Seanad debates

Wednesday, 1 April 2009

3:00 pm

Photo of Ivana BacikIvana Bacik (Independent)

I did not think I would have an opportunity to speak.

I want to ask the Leader for a debate on censorship and freedom of expression, not in the context of the debate we have been having recently about the Government's gross over-reaction to the satirical portrait of the Taoiseach, although I share the concern of many about the heavy-handed tactics of the Garda Síochána in investigating where no criminal offence, it seems to me, had been made out.

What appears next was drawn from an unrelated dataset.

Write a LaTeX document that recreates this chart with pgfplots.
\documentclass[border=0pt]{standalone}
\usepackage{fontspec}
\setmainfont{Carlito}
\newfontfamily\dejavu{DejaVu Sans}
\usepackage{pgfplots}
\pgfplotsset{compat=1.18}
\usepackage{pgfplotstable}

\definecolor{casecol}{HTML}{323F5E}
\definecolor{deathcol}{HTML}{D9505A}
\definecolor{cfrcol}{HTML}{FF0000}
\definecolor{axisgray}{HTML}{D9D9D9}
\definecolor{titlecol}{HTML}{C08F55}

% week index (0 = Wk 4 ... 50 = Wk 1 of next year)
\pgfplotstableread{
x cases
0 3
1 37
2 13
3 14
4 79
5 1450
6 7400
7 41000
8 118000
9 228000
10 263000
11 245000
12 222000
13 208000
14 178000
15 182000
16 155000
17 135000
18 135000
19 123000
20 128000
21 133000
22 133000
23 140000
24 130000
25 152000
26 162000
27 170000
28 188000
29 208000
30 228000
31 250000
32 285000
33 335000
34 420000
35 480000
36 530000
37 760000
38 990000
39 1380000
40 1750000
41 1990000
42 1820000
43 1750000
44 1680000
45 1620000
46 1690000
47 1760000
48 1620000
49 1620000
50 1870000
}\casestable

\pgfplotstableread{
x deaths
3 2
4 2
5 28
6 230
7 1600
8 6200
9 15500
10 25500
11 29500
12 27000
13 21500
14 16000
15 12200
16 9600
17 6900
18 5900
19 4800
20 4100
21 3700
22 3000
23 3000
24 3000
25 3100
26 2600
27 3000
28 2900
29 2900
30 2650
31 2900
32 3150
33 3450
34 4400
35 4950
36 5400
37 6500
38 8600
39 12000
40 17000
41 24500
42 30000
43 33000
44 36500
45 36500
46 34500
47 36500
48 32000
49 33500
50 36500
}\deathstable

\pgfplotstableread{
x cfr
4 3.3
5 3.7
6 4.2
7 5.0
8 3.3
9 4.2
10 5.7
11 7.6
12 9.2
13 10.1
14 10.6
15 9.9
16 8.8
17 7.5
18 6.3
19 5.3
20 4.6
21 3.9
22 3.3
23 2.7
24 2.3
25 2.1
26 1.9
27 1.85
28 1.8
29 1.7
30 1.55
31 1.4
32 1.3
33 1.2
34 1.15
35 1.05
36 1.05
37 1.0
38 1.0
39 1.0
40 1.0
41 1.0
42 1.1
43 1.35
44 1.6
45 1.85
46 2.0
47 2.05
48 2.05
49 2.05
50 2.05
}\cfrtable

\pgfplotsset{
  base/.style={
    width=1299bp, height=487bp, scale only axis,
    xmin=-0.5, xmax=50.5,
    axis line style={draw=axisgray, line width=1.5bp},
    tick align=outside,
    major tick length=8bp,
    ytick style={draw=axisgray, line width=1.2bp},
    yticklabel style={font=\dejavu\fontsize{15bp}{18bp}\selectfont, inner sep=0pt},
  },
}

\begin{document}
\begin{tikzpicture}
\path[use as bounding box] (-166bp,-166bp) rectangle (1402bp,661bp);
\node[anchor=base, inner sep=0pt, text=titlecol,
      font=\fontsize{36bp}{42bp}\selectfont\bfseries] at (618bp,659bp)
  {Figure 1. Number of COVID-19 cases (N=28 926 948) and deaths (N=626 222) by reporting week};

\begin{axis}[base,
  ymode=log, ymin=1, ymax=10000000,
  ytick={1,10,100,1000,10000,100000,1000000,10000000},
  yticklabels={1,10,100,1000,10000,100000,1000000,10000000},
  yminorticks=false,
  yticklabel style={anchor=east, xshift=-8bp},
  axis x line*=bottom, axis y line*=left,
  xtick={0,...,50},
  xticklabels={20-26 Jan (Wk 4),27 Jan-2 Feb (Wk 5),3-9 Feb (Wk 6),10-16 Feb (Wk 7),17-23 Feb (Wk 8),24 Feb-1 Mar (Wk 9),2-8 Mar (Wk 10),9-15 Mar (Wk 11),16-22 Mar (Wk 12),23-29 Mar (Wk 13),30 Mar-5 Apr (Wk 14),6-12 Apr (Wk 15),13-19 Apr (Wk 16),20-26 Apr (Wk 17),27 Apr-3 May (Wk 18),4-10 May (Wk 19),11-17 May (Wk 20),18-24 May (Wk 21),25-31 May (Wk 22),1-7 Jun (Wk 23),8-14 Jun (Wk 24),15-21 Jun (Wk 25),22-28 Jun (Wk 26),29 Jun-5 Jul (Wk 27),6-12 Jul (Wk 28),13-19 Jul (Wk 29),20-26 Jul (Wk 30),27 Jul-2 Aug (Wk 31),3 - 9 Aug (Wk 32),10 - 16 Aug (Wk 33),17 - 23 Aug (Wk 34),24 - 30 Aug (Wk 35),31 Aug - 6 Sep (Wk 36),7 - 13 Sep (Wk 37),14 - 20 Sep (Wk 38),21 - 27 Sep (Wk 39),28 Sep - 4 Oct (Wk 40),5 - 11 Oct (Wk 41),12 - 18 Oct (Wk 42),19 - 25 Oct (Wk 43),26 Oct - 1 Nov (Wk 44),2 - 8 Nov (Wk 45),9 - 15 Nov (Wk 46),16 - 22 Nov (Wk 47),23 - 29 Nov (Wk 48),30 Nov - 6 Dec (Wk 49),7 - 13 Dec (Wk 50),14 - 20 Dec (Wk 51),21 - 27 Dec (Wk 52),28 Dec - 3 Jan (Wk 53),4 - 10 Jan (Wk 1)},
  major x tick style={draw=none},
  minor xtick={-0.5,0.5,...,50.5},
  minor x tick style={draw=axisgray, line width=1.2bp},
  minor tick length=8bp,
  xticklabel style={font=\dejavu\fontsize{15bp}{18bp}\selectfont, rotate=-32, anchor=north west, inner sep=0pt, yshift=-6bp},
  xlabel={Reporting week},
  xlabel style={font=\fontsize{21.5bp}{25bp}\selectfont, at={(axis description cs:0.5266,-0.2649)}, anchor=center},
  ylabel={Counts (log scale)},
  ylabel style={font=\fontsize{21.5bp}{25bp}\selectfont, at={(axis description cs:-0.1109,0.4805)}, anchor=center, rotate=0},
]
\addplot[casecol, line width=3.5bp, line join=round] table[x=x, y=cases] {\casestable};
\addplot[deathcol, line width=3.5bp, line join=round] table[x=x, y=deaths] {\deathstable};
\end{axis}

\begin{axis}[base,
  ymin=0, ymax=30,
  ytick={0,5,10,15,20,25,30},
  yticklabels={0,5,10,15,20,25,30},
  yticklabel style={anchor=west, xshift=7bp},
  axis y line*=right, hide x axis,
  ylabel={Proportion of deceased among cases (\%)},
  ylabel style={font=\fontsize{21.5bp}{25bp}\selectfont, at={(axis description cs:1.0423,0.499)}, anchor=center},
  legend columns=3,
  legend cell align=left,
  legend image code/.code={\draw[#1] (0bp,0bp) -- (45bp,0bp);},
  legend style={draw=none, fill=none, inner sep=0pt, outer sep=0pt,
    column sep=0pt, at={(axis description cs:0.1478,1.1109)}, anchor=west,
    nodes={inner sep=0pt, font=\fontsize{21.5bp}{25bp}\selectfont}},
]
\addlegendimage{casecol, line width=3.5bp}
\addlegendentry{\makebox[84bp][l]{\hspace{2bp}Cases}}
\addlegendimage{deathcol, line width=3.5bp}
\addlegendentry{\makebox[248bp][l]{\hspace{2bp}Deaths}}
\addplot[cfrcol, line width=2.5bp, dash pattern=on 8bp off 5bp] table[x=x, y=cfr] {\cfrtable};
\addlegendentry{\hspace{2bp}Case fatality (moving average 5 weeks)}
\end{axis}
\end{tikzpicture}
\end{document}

I want to ask for a debate on a different aspect of censorship, one of growing concern to a large number of people in this country, although it has gone under the radar politically, that is the censorship imposed by Internet service providers on their customers, even when they are accessing websites that are not illegal and not in the context of any criminal offence. This is in the wake of a High Court case which was settled in January in which Eircom agreed to take the e-mail addresses of its subscribers from record companies which alleged that those subscribers had been accessing certain websites where they could download music. Eircom agreed to do this on the basis of a "three strikes and you are out" principle, whereby it would remove its subscribers from their subscription thereby ending their Internet access if they were found to be accessing certain sites. There is much concern about this and last week the European Parliament adopted by an enormous majority a report rejecting this sort of surveillance and the idea that there should be penalties for this sort of thing. In the context of what we saw with Google in China, we must be very wary of the sort of censorship Internet service providers are being asked or in some cases are agreeing to impose on their subscribers. I ask for a debate on this important topic.

I welcome the Lancet's debunking of the Pope's outrageous claim that condoms do not prevent the transmission of HIV worldwide. It is important that claim is debunked. The Pope did not even have the excuse of April fool's day in making what was a very serious false claim.